*Exercise description*
Can you write out every line from the start of the records below through the line containing "radius=23, y radius=27];", leaving out any pictures?
________________________________________
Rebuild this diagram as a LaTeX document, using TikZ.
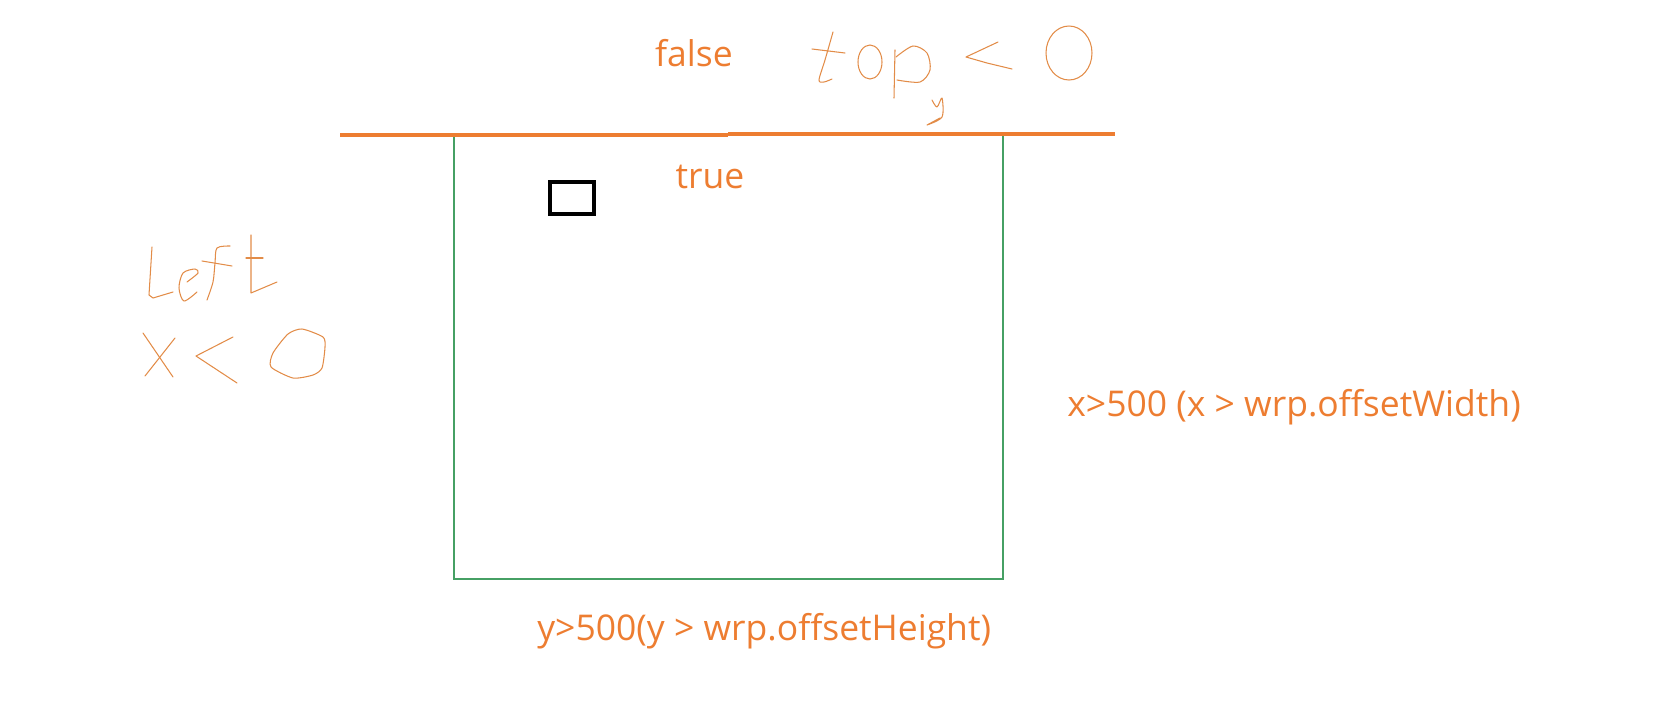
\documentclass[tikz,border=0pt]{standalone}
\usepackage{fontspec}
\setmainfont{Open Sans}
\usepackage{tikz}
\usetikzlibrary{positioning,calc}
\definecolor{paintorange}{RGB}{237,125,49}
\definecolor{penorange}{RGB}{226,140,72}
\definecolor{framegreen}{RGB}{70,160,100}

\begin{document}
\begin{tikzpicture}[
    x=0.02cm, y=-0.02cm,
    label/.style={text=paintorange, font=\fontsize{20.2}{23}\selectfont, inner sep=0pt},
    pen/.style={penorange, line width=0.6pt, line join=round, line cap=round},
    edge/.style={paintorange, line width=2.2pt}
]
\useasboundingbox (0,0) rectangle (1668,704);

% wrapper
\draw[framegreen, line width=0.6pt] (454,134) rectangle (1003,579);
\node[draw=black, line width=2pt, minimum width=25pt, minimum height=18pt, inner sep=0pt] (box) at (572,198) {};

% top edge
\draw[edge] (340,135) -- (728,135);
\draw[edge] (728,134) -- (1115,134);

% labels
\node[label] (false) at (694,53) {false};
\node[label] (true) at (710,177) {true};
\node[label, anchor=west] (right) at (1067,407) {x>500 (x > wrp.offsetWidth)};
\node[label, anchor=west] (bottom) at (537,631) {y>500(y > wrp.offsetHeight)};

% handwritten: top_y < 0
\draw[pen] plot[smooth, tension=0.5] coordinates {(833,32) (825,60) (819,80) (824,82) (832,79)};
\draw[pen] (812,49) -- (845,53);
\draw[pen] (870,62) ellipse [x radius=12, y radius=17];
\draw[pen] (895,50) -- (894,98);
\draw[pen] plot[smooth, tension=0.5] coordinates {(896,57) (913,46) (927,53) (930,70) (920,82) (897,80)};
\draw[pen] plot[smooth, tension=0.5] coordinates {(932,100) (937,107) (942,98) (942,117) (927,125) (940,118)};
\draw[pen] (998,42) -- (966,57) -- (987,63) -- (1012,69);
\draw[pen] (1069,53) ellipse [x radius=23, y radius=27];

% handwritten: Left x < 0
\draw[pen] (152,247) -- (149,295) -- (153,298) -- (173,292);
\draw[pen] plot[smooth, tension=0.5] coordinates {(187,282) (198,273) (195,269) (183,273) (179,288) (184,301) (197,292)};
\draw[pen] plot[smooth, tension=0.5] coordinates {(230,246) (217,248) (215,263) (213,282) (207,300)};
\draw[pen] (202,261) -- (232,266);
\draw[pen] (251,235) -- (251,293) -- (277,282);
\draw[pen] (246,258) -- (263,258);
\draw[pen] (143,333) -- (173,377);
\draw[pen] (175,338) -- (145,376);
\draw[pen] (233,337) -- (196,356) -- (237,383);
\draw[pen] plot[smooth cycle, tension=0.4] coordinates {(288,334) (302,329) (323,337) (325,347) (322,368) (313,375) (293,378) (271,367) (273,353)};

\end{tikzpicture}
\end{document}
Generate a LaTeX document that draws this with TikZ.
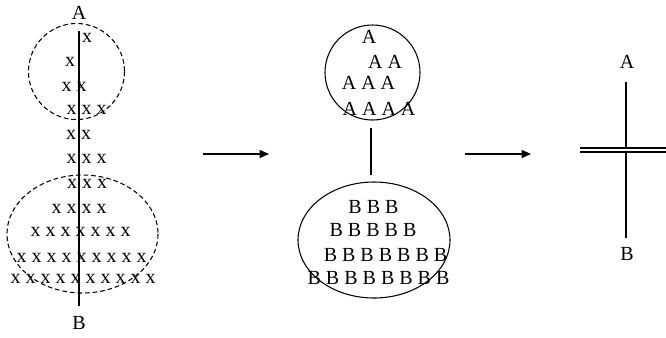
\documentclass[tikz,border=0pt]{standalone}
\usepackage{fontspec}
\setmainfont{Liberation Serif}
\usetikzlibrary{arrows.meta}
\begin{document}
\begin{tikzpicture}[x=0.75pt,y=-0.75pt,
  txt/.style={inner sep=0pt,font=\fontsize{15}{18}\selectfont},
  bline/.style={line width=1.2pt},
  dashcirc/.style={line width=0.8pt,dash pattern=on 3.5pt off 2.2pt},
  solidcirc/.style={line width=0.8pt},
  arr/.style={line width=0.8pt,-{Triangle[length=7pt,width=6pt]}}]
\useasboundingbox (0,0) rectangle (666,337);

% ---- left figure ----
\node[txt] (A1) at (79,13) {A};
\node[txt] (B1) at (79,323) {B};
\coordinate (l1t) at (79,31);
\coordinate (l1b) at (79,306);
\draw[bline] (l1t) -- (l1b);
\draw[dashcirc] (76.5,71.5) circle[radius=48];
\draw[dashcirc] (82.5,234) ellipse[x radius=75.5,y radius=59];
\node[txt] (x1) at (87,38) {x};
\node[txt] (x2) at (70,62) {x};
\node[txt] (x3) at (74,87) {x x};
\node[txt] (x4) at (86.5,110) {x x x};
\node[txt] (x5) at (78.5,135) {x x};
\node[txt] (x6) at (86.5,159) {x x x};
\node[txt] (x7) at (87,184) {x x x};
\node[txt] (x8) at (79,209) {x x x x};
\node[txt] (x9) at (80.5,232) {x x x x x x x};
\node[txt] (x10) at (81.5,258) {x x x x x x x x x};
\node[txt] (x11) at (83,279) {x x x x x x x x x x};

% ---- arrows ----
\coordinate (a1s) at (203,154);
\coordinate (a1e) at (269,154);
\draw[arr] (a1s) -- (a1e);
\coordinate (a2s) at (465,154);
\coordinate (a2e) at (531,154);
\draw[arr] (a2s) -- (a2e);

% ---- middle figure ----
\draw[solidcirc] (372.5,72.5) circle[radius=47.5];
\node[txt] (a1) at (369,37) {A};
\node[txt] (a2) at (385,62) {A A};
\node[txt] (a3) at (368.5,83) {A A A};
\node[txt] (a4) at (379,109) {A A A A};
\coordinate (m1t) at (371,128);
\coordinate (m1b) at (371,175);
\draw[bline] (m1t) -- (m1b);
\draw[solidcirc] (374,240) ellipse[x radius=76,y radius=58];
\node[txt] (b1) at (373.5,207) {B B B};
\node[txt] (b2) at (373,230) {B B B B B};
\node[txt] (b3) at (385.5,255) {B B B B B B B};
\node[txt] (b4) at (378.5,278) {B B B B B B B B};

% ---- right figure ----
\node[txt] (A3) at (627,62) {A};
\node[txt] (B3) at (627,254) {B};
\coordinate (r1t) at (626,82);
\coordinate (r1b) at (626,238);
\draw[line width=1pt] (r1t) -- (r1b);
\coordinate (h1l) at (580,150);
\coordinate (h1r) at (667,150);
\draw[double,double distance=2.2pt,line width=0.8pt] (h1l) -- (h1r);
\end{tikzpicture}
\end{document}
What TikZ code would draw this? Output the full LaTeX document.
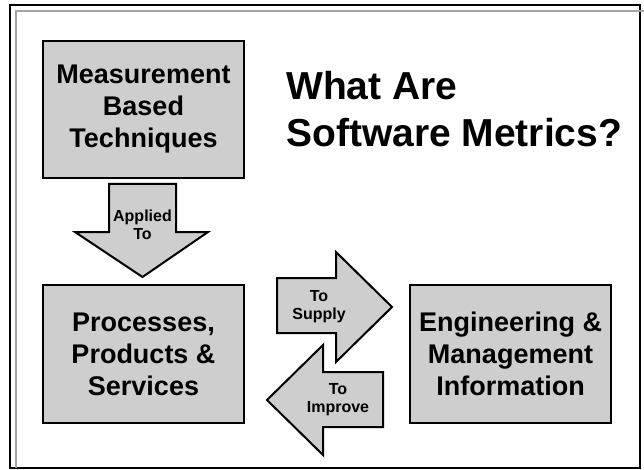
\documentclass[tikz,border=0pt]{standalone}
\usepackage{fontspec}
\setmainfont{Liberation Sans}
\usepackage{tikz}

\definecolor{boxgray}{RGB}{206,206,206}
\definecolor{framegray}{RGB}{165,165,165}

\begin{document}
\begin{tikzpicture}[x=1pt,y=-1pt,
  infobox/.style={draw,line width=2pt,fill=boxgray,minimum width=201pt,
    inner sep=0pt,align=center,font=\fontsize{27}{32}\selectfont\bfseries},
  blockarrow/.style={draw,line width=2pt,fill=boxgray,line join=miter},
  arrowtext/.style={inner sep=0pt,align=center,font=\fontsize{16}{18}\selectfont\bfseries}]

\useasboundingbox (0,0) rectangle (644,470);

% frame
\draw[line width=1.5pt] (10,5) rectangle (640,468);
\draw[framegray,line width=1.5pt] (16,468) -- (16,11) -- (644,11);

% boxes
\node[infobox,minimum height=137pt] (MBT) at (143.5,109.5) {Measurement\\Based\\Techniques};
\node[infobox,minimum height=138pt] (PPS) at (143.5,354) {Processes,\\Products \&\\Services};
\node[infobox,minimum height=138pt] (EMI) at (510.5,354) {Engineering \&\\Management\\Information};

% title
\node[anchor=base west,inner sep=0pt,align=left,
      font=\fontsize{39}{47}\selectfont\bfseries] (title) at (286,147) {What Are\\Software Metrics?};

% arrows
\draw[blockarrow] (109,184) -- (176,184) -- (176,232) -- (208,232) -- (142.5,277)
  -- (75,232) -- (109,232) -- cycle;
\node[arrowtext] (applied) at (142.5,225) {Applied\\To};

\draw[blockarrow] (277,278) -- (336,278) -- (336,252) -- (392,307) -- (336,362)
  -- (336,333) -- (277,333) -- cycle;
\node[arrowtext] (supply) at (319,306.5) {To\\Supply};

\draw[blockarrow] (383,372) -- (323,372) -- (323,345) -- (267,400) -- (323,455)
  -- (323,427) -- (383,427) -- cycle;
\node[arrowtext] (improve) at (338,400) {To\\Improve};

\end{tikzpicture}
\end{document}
________________________________________
*Full answer*
Rebuild this diagram as a LaTeX document, using TikZ.
\documentclass[tikz,border=0pt]{standalone}
\usepackage{fontspec}
\setmainfont{Open Sans}
\usepackage{tikz}
\usetikzlibrary{positioning,calc}
\definecolor{paintorange}{RGB}{237,125,49}
\definecolor{penorange}{RGB}{226,140,72}
\definecolor{framegreen}{RGB}{70,160,100}

\begin{document}
\begin{tikzpicture}[
    x=0.02cm, y=-0.02cm,
    label/.style={text=paintorange, font=\fontsize{20.2}{23}\selectfont, inner sep=0pt},
    pen/.style={penorange, line width=0.6pt, line join=round, line cap=round},
    edge/.style={paintorange, line width=2.2pt}
]
\useasboundingbox (0,0) rectangle (1668,704);

% wrapper
\draw[framegreen, line width=0.6pt] (454,134) rectangle (1003,579);
\node[draw=black, line width=2pt, minimum width=25pt, minimum height=18pt, inner sep=0pt] (box) at (572,198) {};

% top edge
\draw[edge] (340,135) -- (728,135);
\draw[edge] (728,134) -- (1115,134);

% labels
\node[label] (false) at (694,53) {false};
\node[label] (true) at (710,177) {true};
\node[label, anchor=west] (right) at (1067,407) {x>500 (x > wrp.offsetWidth)};
\node[label, anchor=west] (bottom) at (537,631) {y>500(y > wrp.offsetHeight)};

% handwritten: top_y < 0
\draw[pen] plot[smooth, tension=0.5] coordinates {(833,32) (825,60) (819,80) (824,82) (832,79)};
\draw[pen] (812,49) -- (845,53);
\draw[pen] (870,62) ellipse [x radius=12, y radius=17];
\draw[pen] (895,50) -- (894,98);
\draw[pen] plot[smooth, tension=0.5] coordinates {(896,57) (913,46) (927,53) (930,70) (920,82) (897,80)};
\draw[pen] plot[smooth, tension=0.5] coordinates {(932,100) (937,107) (942,98) (942,117) (927,125) (940,118)};
\draw[pen] (998,42) -- (966,57) -- (987,63) -- (1012,69);
\draw[pen] (1069,53) ellipse [x radius=23, y radius=27];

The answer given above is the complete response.